For Drury, it was like winning the Breeders’ Cup Classic when Claiborne Farm’s 6-year-old gelding Departing – a five-time stakes-winner and $1.9 million-earner who ran in the 2013 Preakness for trainer Al Stall – won a $100,000 stakes at Indiana Grand in his first start for Drury in 2016.
“Can't believe I just won the biggest race of my career, and doing it for Claiborne Farm just makes it that much more special!” Drury wrote on Facebook. The trophy, which he strapped behind the seatbelt, rode shotgun on the drive back.
Departing was second in his next start, coming out with an ankle problem. As much as Drury wanted the gelding to get to $2 million, just because he thought the horse deserved it, he told Hancock he thought it best that Departing be retired.

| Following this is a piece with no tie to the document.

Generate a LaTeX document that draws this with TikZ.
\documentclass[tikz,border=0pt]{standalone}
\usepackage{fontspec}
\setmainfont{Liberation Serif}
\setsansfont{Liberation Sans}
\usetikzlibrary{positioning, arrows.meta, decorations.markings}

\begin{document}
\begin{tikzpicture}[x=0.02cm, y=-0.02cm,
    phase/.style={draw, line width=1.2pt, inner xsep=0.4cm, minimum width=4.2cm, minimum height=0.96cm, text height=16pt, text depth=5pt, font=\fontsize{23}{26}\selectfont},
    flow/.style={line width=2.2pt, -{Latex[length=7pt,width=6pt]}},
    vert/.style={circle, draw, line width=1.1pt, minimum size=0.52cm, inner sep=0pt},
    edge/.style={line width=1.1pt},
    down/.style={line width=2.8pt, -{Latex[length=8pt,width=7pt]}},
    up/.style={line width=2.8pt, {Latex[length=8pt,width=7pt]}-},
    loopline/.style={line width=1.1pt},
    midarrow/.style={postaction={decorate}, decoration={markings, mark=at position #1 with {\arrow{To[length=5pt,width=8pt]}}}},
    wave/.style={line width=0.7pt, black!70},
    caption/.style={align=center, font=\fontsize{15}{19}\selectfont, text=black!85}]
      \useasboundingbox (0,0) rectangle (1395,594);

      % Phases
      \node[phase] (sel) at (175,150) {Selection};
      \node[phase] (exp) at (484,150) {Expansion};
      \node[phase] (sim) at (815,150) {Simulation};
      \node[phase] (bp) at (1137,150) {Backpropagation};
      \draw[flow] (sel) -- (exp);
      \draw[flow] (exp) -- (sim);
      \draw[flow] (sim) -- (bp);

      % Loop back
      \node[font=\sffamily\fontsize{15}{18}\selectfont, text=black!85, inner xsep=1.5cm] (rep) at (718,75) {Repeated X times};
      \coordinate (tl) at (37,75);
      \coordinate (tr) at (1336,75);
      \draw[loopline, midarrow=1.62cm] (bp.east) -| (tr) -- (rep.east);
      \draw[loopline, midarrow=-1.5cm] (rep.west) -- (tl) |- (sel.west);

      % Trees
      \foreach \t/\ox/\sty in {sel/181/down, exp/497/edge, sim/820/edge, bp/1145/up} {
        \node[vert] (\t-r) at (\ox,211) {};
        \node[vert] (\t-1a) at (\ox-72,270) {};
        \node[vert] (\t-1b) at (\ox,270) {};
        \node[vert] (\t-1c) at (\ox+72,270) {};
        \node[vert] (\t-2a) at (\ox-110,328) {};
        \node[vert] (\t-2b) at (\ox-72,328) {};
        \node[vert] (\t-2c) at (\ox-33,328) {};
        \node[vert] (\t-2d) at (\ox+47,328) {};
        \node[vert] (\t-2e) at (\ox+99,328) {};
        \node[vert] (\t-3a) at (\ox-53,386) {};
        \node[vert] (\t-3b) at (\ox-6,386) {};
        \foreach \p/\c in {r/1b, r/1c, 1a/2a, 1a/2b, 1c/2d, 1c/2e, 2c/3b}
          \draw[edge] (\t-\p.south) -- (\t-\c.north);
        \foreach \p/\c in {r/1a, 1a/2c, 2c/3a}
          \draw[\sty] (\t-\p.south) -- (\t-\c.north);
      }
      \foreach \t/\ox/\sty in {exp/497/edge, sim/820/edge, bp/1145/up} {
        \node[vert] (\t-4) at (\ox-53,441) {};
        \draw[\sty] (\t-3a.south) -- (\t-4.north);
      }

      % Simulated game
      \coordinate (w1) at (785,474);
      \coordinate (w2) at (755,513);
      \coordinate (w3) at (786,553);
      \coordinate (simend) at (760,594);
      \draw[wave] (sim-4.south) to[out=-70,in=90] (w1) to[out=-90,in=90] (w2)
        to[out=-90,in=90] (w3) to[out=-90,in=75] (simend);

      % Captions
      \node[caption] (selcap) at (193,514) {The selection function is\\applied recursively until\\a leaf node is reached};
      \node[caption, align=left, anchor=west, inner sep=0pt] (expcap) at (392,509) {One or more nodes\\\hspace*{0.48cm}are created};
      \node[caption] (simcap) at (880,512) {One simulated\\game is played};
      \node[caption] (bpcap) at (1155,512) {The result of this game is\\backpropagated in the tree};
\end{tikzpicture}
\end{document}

“Tommy said, ‘You know, given who he is, I don’t want to try to patch him up and go on. I think it’s best we stop on him,’” Hancock said. “That was the right thing to do. Every horse we ever had with Tommy, whatever he would tell me, in my mind it was always the right thing to do. I thought, ‘Well, this guy is sure enough all right.’ I just became really fond of him, not only as a trainer but as a human being and person. I admired his work ethic, everything about him.”
In a two-month span two years ago, Drury, the father of 19-year-old Matt and 16-year-old Emma, went through the death of his own dad, who had led a difficult and sad life in later years that included addiction and homelessness, and an unexpected divorce. Amidst it all, the dog who’d served as his trusty companion for many years died.
Hancock said he couldn’t change anything or alleviate the pain Drury was experiencing, but just maybe this was the time for him to start thinking about his career, his own dreams. As part of that, Drury again started having horses stabled at Churchill Downs, which boosted his profile even before Art Collector. This winter, he might have a small string in New Orleans — the first time he’s had horses stabled outside the Louisville area.
“Throw the horses out of it,” Drury said of Hancock. “He’s taken me under his wing, and he’s a close friend and advisor. His support and encouragement give me the confidence to go out and swing for the fences when it comes to my career.”
Whether Art Collector wins or loses the Preakness, he definitely has raised Drury’s trajectory. Lunsford withdrew Art Collector’s yearling half-brother (out of the mare Distorted Legacy and sired by the super-hot stallion Into Mischief) from Keeneland’s recent auction. The youngster figured to fetch a huge price, but Lunsford instead will race the horse with Claiborne as partner and Drury the trainer.
“We want to help Tommy have a great career,” Lunsford said.